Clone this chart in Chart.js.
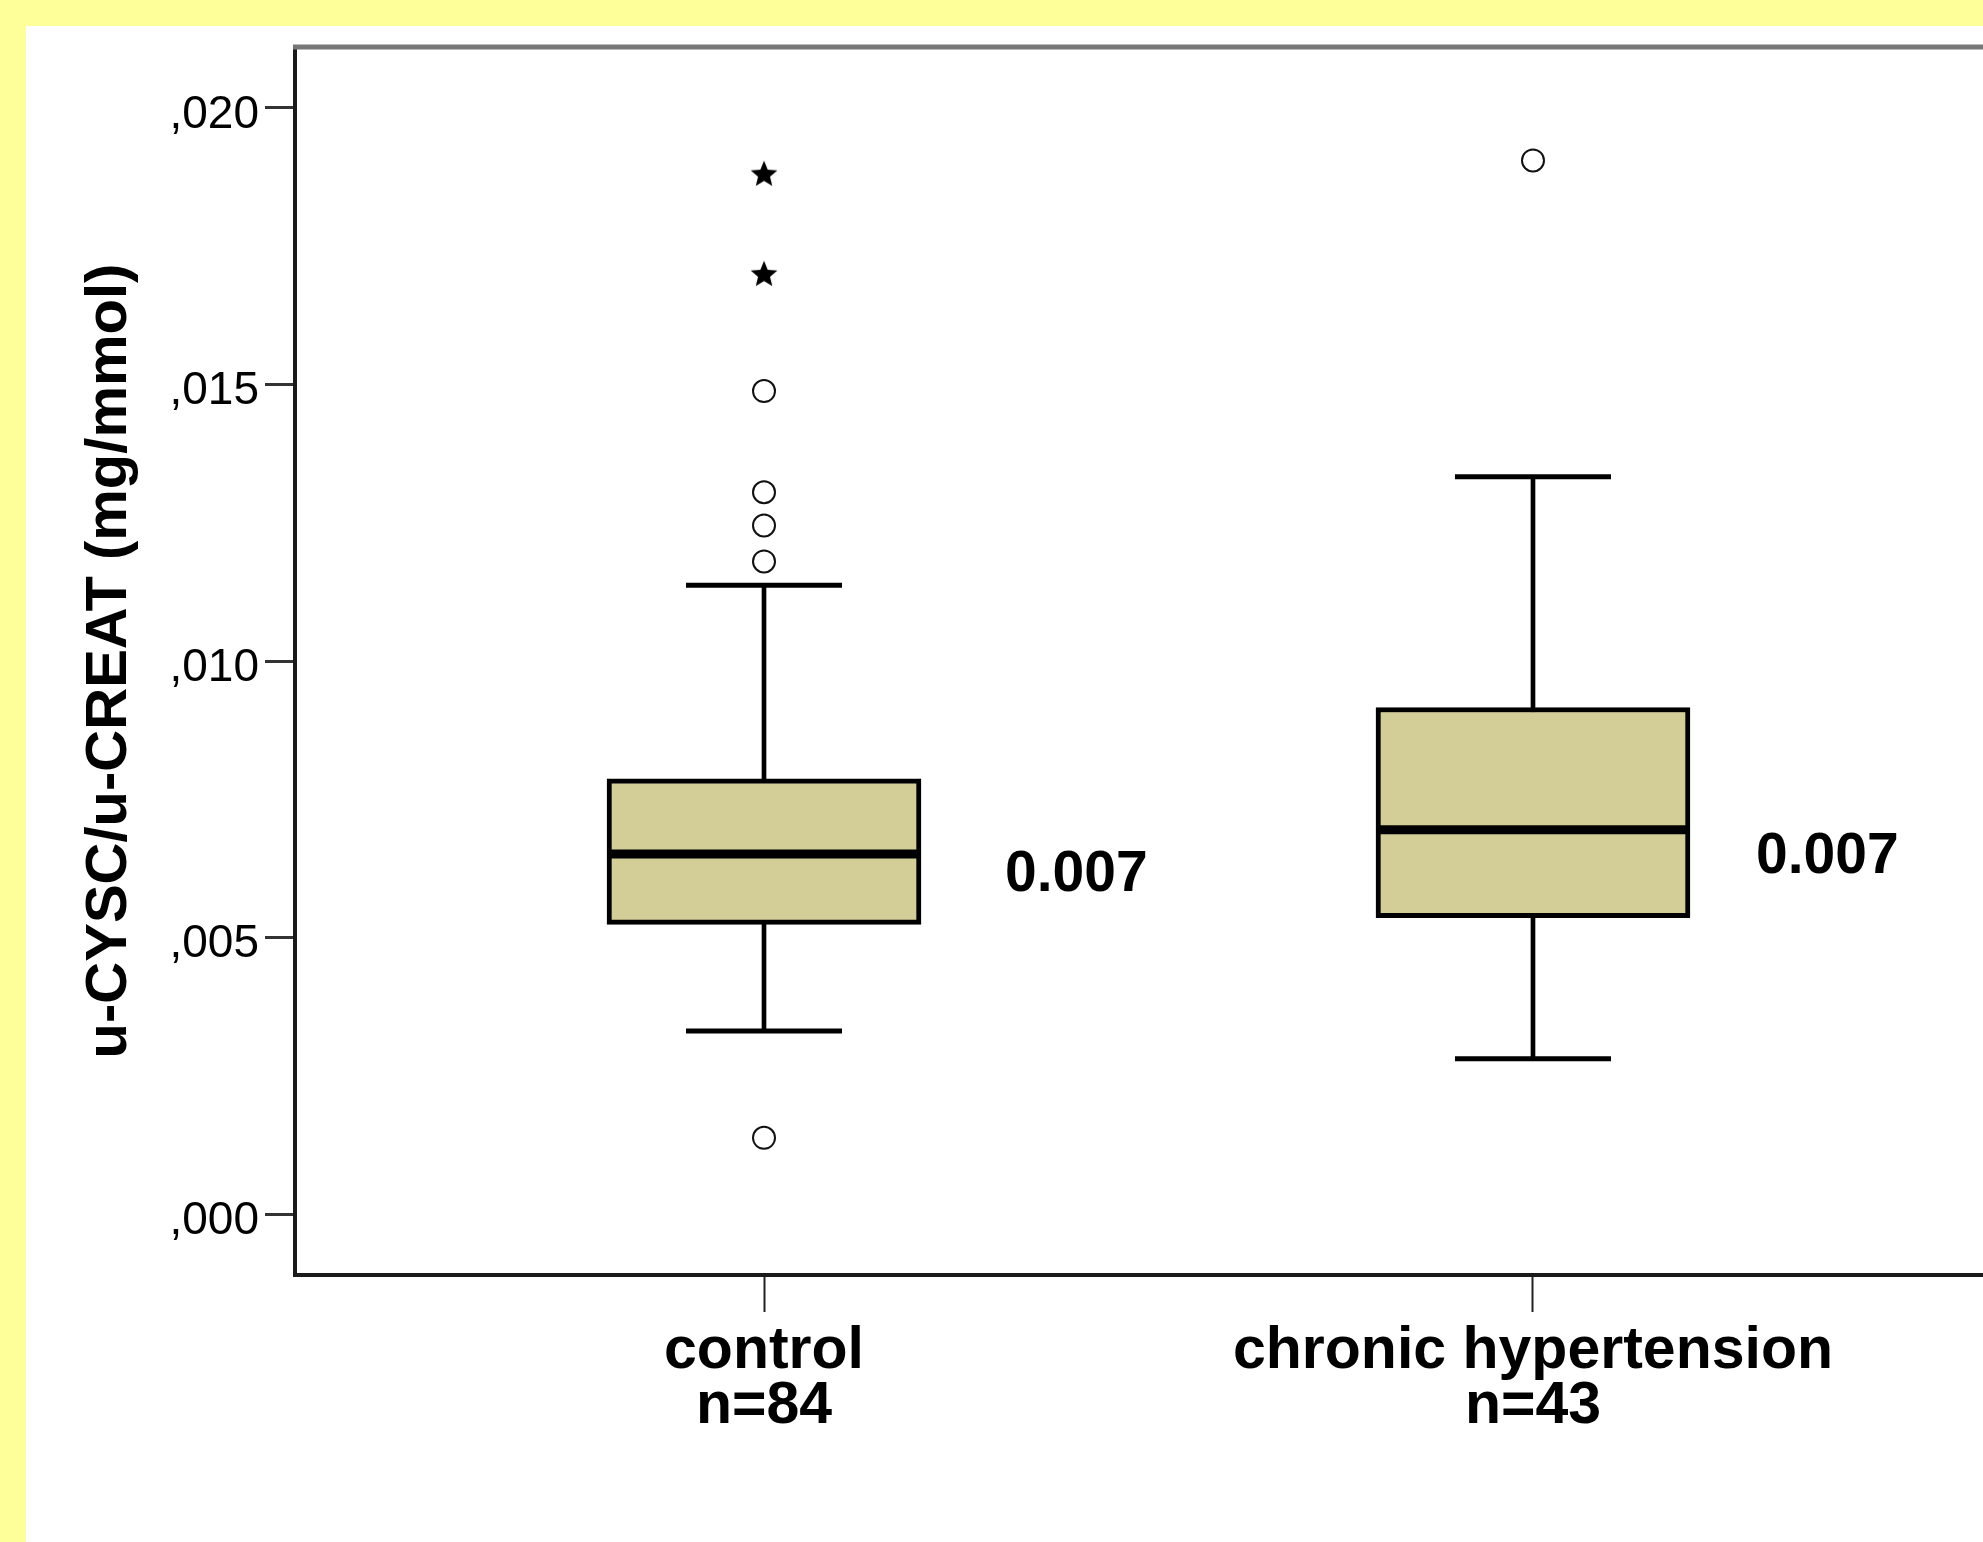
<!DOCTYPE html>
<html>
<head>
<meta charset="utf-8">
<script src="https://cdn.jsdelivr.net/npm/chart.js@4/dist/chart.umd.min.js"></script>
<style>
  html, body { margin: 0; padding: 0; overflow: hidden; background: #FFFF99; }
  #frame { position: absolute; left: 26px; top: 26px; right: 0; bottom: 0; background: #ffffff; }
  #c { position: absolute; left: 0; top: 0; }
</style>
</head>
<body>
<div id="frame"></div>
<canvas id="c" width="1983" height="1542"></canvas>
<script>
// ---- data ----
const categories = [['control', 'n=84'], ['chronic hypertension', 'n=43']];
const xPositions = [1, 2];
const whiskerLow = [0.00331, 0.00281];
const q1 = [0.00524, 0.00536];
const median = [0.00651, 0.00695];
const q3 = [0.00787, 0.00916];
const whiskerHigh = [0.01137, 0.01333];
const outliersControl = [0.01488, 0.01305, 0.01245, 0.01180, 0.00138];
const outliersHypertension = [0.01905];
const extremesControl = [0.01881, 0.01700];
const extremesHypertension = [];
const medianLabels = ['0.007', '0.007'];
const yTicks = [0, 0.005, 0.010, 0.015, 0.020];
const yTickLabels = [',000', ',005', ',010', ',015', ',020'];

// ---- helpers to build library datasets ----
const boxData = xPositions.map((x, i) => ({ x: x, y: [q1[i], q3[i]] }));
const stemData = xPositions.map((x, i) => ({ x: x, y: [whiskerLow[i], whiskerHigh[i]] }));
const medianData = xPositions.map((x, i) => ({ x: x, y: median[i] }));
const capData = [];
xPositions.forEach((x, i) => { capData.push({ x: x, y: whiskerLow[i] }); capData.push({ x: x, y: whiskerHigh[i] }); });
const outlierGroups = [outliersControl, outliersHypertension];
const extremeGroups = [extremesControl, extremesHypertension];
const outlierData = [];
outlierGroups.forEach((g, i) => g.forEach(v => outlierData.push({ x: xPositions[i], y: v })));
const extremeData = [];
extremeGroups.forEach((g, i) => g.forEach(v => extremeData.push({ x: xPositions[i], y: v })));

function makeStar(size) {
  const c = document.createElement('canvas');
  c.width = size; c.height = size;
  const g = c.getContext('2d');
  g.fillStyle = '#000';
  g.beginPath();
  for (let k = 0; k < 10; k++) {
    const r = (k % 2 === 0) ? size / 2 : size / 2 * 0.45;
    const a = -Math.PI / 2 + k * Math.PI / 5;
    g.lineTo(size / 2 + r * Math.cos(a), size / 2 + 1 + r * Math.sin(a));
  }
  g.closePath();
  g.fill();
  return c;
}
const starImg = makeStar(28);

const FONT = "'Liberation Sans', Arial, sans-serif";

const framePlugin = {
  id: 'framePlugin',
  afterDraw(chart) {
    const { ctx, chartArea } = chart;
    ctx.save();
    ctx.strokeStyle = '#777777';
    ctx.lineWidth = 5;
    ctx.beginPath();
    ctx.moveTo(chartArea.left - 2, chartArea.top);
    ctx.lineTo(chartArea.right, chartArea.top);
    ctx.stroke();
    ctx.restore();
  }
};

const medianLabelPlugin = {
  id: 'medianLabelPlugin',
  afterDatasetsDraw(chart, args, opts) {
    const { ctx } = chart;
    const xs = chart.scales.x, ys = chart.scales.y;
    ctx.save();
    ctx.fillStyle = '#000';
    ctx.font = 'bold 57px ' + FONT;
    ctx.textAlign = 'left';
    ctx.textBaseline = 'alphabetic';
    medianLabels.forEach((t, i) => {
      const px = xs.getPixelForValue(xPositions[i]) + opts.dx[i];
      const py = ys.getPixelForValue(median[i]) + opts.dy[i];
      ctx.fillText(t, px, py);
    });
    ctx.restore();
  }
};

new Chart(document.getElementById('c'), {
  type: 'bar',
  data: {
    datasets: [
      {
        type: 'bar', data: stemData, grouped: false, barThickness: 4,
        backgroundColor: '#000', borderWidth: 0, order: 5
      },
      {
        type: 'bar', data: boxData, grouped: false, barThickness: 314,
        backgroundColor: '#D3CE97', borderColor: '#000', borderWidth: 5,
        borderSkipped: false, order: 4
      },
      {
        type: 'scatter', data: medianData, pointStyle: 'line', pointRadius: 155,
        borderColor: '#000', borderWidth: 9, order: 3
      },
      {
        type: 'scatter', data: capData, pointStyle: 'line', pointRadius: 78,
        borderColor: '#000', borderWidth: 5, order: 2
      },
      {
        type: 'scatter', data: outlierData, pointStyle: 'circle', pointRadius: 11,
        borderColor: '#111', borderWidth: 2, backgroundColor: 'rgba(0,0,0,0)', order: 1
      },
      {
        type: 'scatter', data: extremeData, pointStyle: starImg, pointRadius: 14, order: 1
      }
    ]
  },
  options: {
    responsive: false,
    animation: false,
    devicePixelRatio: 1,
    events: [],
    layout: { autoPadding: false, padding: { left: 0, top: 47, right: 0, bottom: 0 } },
    plugins: {
      legend: { display: false },
      tooltip: { enabled: false },
      medianLabelPlugin: { dx: [241, 223], dy: [37, 43] }
    },
    scales: {
      x: {
        type: 'linear',
        min: 0.3901,
        max: 2.5852,
        offset: false,
        bounds: 'data',
        grid: {
          offset: false, drawOnChartArea: false, drawTicks: true,
          tickLength: 37, tickWidth: 2, tickColor: '#222'
        },
        border: { display: true, color: '#1a1a1a', width: 4 },
        afterBuildTicks(scale) { scale.ticks = xPositions.map(v => ({ value: v })); },
        afterFit(scale) {
          scale.height = 267;
          scale.paddingLeft = 0; scale.paddingRight = 0;
          scale.paddingTop = 0; scale.paddingBottom = 0;
        },
        ticks: {
          autoSkip: false,
          maxRotation: 0,
          padding: 12,
          color: '#000',
          font: { family: FONT, size: 59, weight: 'bold', lineHeight: 0.93 },
          callback: (v, i) => categories[i]
        }
      },
      y: {
        type: 'linear',
        min: -0.0011,
        max: 0.0211,
        bounds: 'data',
        grid: {
          drawOnChartArea: false, drawTicks: true,
          tickLength: 30, tickWidth: 3, tickColor: '#333'
        },
        border: { display: true, color: '#1a1a1a', width: 4 },
        afterBuildTicks(scale) { scale.ticks = yTicks.map(v => ({ value: v })); },
        afterFit(scale) {
          scale.width = 295;
          scale.paddingLeft = 0; scale.paddingRight = 0;
          scale.paddingTop = 0; scale.paddingBottom = 0;
        },
        ticks: {
          autoSkip: false,
          padding: 6,
          labelOffset: 7,
          color: '#000',
          font: { family: FONT, size: 46 },
          callback: (v, i) => yTickLabels[i]
        },
        title: {
          display: true,
          text: 'u-CYSC/u-CREAT (mg/mmol)',
          color: '#000',
          font: { family: FONT, size: 58, weight: 'bold' },
          padding: { top: 75, bottom: 0 }
        }
      }
    }
  },
  plugins: [framePlugin, medianLabelPlugin]
});
</script>
</body>
</html>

• **The problem**
Retype the whole listing exactly and leave the pictures out.

• **Worked solution**
Clone this chart in Chart.js.
<!DOCTYPE html>
<html>
<head>
<meta charset="utf-8">
<script src="https://cdn.jsdelivr.net/npm/chart.js@4/dist/chart.umd.min.js"></script>
<style>
  html, body { margin: 0; padding: 0; overflow: hidden; background: #FFFF99; }
  #frame { position: absolute; left: 26px; top: 26px; right: 0; bottom: 0; background: #ffffff; }
  #c { position: absolute; left: 0; top: 0; }
</style>
</head>
<body>
<div id="frame"></div>
<canvas id="c" width="1983" height="1542"></canvas>
<script>
// ---- data ----
const categories = [['control', 'n=84'], ['chronic hypertension', 'n=43']];
const xPositions = [1, 2];
const whiskerLow = [0.00331, 0.00281];
const q1 = [0.00524, 0.00536];
const median = [0.00651, 0.00695];
const q3 = [0.00787, 0.00916];
const whiskerHigh = [0.01137, 0.01333];
const outliersControl = [0.01488, 0.01305, 0.01245, 0.01180, 0.00138];
const outliersHypertension = [0.01905];
const extremesControl = [0.01881, 0.01700];
const extremesHypertension = [];
const medianLabels = ['0.007', '0.007'];
const yTicks = [0, 0.005, 0.010, 0.015, 0.020];
const yTickLabels = [',000', ',005', ',010', ',015', ',020'];

// ---- helpers to build library datasets ----
const boxData = xPositions.map((x, i) => ({ x: x, y: [q1[i], q3[i]] }));
const stemData = xPositions.map((x, i) => ({ x: x, y: [whiskerLow[i], whiskerHigh[i]] }));
const medianData = xPositions.map((x, i) => ({ x: x, y: median[i] }));
const capData = [];
xPositions.forEach((x, i) => { capData.push({ x: x, y: whiskerLow[i] }); capData.push({ x: x, y: whiskerHigh[i] }); });
const outlierGroups = [outliersControl, outliersHypertension];
const extremeGroups = [extremesControl, extremesHypertension];
const outlierData = [];
outlierGroups.forEach((g, i) => g.forEach(v => outlierData.push({ x: xPositions[i], y: v })));
const extremeData = [];
extremeGroups.forEach((g, i) => g.forEach(v => extremeData.push({ x: xPositions[i], y: v })));

function makeStar(size) {
  const c = document.createElement('canvas');
  c.width = size; c.height = size;
  const g = c.getContext('2d');
  g.fillStyle = '#000';
  g.beginPath();
  for (let k = 0; k < 10; k++) {
    const r = (k % 2 === 0) ? size / 2 : size / 2 * 0.45;
    const a = -Math.PI / 2 + k * Math.PI / 5;
    g.lineTo(size / 2 + r * Math.cos(a), size / 2 + 1 + r * Math.sin(a));
  }
  g.closePath();
  g.fill();
  return c;
}
const starImg = makeStar(28);

const FONT = "'Liberation Sans', Arial, sans-serif";

const framePlugin = {
  id: 'framePlugin',
  afterDraw(chart) {
    const { ctx, chartArea } = chart;
    ctx.save();
    ctx.strokeStyle = '#777777';
    ctx.lineWidth = 5;
    ctx.beginPath();
    ctx.moveTo(chartArea.left - 2, chartArea.top);
    ctx.lineTo(chartArea.right, chartArea.top);
    ctx.stroke();
    ctx.restore();
  }
};

const medianLabelPlugin = {
  id: 'medianLabelPlugin',
  afterDatasetsDraw(chart, args, opts) {
    const { ctx } = chart;
    const xs = chart.scales.x, ys = chart.scales.y;
    ctx.save();
    ctx.fillStyle = '#000';
    ctx.font = 'bold 57px ' + FONT;
    ctx.textAlign = 'left';
    ctx.textBaseline = 'alphabetic';
    medianLabels.forEach((t, i) => {
      const px = xs.getPixelForValue(xPositions[i]) + opts.dx[i];
      const py = ys.getPixelForValue(median[i]) + opts.dy[i];
      ctx.fillText(t, px, py);
    });
    ctx.restore();
  }
};

new Chart(document.getElementById('c'), {
  type: 'bar',
  data: {
    datasets: [
      {
        type: 'bar', data: stemData, grouped: false, barThickness: 4,
        backgroundColor: '#000', borderWidth: 0, order: 5
      },
      {
        type: 'bar', data: boxData, grouped: false, barThickness: 314,
        backgroundColor: '#D3CE97', borderColor: '#000', borderWidth: 5,
        borderSkipped: false, order: 4
      },
      {
        type: 'scatter', data: medianData, pointStyle: 'line', pointRadius: 155,
        borderColor: '#000', borderWidth: 9, order: 3
      },
      {
        type: 'scatter', data: capData, pointStyle: 'line', pointRadius: 78,
        borderColor: '#000', borderWidth: 5, order: 2
      },
      {
        type: 'scatter', data: outlierData, pointStyle: 'circle', pointRadius: 11,
        borderColor: '#111', borderWidth: 2, backgroundColor: 'rgba(0,0,0,0)', order: 1
      },
      {
        type: 'scatter', data: extremeData, pointStyle: starImg, pointRadius: 14, order: 1
      }
    ]
  },
  options: {
    responsive: false,
    animation: false,
    devicePixelRatio: 1,
    events: [],
    layout: { autoPadding: false, padding: { left: 0, top: 47, right: 0, bottom: 0 } },
    plugins: {
      legend: { display: false },
      tooltip: { enabled: false },
      medianLabelPlugin: { dx: [241, 223], dy: [37, 43] }
    },
    scales: {
      x: {
        type: 'linear',
        min: 0.3901,
        max: 2.5852,
        offset: false,
        bounds: 'data',
        grid: {
          offset: false, drawOnChartArea: false, drawTicks: true,
          tickLength: 37, tickWidth: 2, tickColor: '#222'
        },
        border: { display: true, color: '#1a1a1a', width: 4 },
        afterBuildTicks(scale) { scale.ticks = xPositions.map(v => ({ value: v })); },
        afterFit(scale) {
          scale.height = 267;
          scale.paddingLeft = 0; scale.paddingRight = 0;
          scale.paddingTop = 0; scale.paddingBottom = 0;
        },
        ticks: {
          autoSkip: false,
          maxRotation: 0,
          padding: 12,
          color: '#000',
          font: { family: FONT, size: 59, weight: 'bold', lineHeight: 0.93 },
          callback: (v, i) => categories[i]
        }
      },
      y: {
        type: 'linear',
        min: -0.0011,
        max: 0.0211,
        bounds: 'data',
        grid: {
          drawOnChartArea: false, drawTicks: true,
          tickLength: 30, tickWidth: 3, tickColor: '#333'
        },
        border: { display: true, color: '#1a1a1a', width: 4 },
        afterBuildTicks(scale) { scale.ticks = yTicks.map(v => ({ value: v })); },
        afterFit(scale) {
          scale.width = 295;
          scale.paddingLeft = 0; scale.paddingRight = 0;
          scale.paddingTop = 0; scale.paddingBottom = 0;
        },
        ticks: {
          autoSkip: false,
          padding: 6,
          labelOffset: 7,
          color: '#000',
          font: { family: FONT, size: 46 },
          callback: (v, i) => yTickLabels[i]
        },
        title: {
          display: true,
          text: 'u-CYSC/u-CREAT (mg/mmol)',
          color: '#000',
          font: { family: FONT, size: 58, weight: 'bold' },
          padding: { top: 75, bottom: 0 }
        }
      }
    }
  },
  plugins: [framePlugin, medianLabelPlugin]
});
</script>
</body>
</html>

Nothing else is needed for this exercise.